71. Rate of fall of prices no longer limited by rate of fall of wages

  • Sraffa has one further proposition about prices which needs reconsideration for the case of joint products.
  • We have seen (§49) for single-product industries, when the wage falls in terms of the Standard commodity that no product can fall in price at a higher rate than does the wage.
    • The premise underpinning this: were a product able to do so, it must be owing to one of its means of production falling in price at a still higher rate.

      Since this could not apply to the product that fell at the highest rate of all, that product itself could not fall at a higher rate than wage.

  • With one of a group of joint products, there is the alternative possibility the other commodities jointly produced with it should rise in price (or suffer only a "moderate" fall) with the fall of wage so as to make up — in the aggregate product of the industry — for any excessive fall of the first commodity's price.

    To such a rise, there is no limit...and thus there is none to the rate at which one of the several joint products may fall in price.

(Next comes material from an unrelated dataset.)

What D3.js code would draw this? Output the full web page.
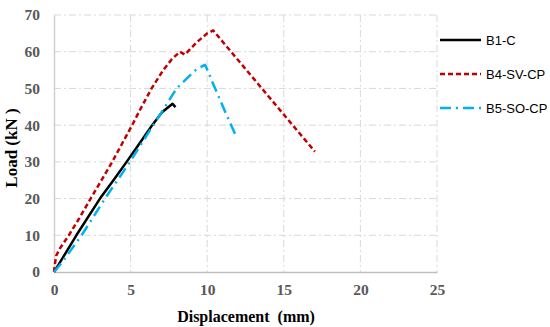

  • But as soon as it is admitted the price of one (out of two or more joint products) can fall at a higher rate than does the wage, it follows even a singly produced commodity can do so...provided it employs — as one of its means of production, and to a sufficient extent — the joint product so falling.

72. Implication of this

  • This possibility — price may fall faster than the wage — has some noteworthy consequences...
  • First we have an exception to the rule "The fall of wage in any Standard involves a rise in the rate of profits."
  • Suppose a 10% fall in the Standard wage entails (at a certain level) a larger proportionate fall — say 11% — in the price of 'a' as measured in the Standard product.
    • This means labor has risen in value by about 1% relative to the commodity 'a'.
      • Remark. I think the ratio would be 90 / 89 1.01123595505 or the rise of value of labor relative to 'a' is about 1.12%.
    • If we were to express the wage in terms of commodity 'a', a fall in such a wage over the same range would involve a rise in the Standard wage and consequently a fall in the rate of profits.
  • Moral. We can't speak of a rise or fall in the wage unless we specify the standard, for what is a rise in one standard may be a fall in another.
  • For the same reasons, it becomes possible for the wage-line and price-line of a commodity 'a' to intersect more than once as the rate of profits varies
    • Figure 5: Several intersections are possible in a system of multiple-product industries.
  • As a result, to any one level of the wage in terms of commodity 'a', there may correspond several alternative rates of profits.
    • In figure 5, the several points intersective the solid black curve — representing the price of 'a' — with the dashed wages curve represent equality in value between a unit of labor and a unit of commodity of 'a'...i.e., the same wage in terms of 'a'.

      Of course, they represent different levels of wage in terms of the Standard commodity.

    • On the other hand, as in the case of the single-products system, to any one level of the rate of profits there can only correspond one wage, whatever the standard in which the wage is expressed.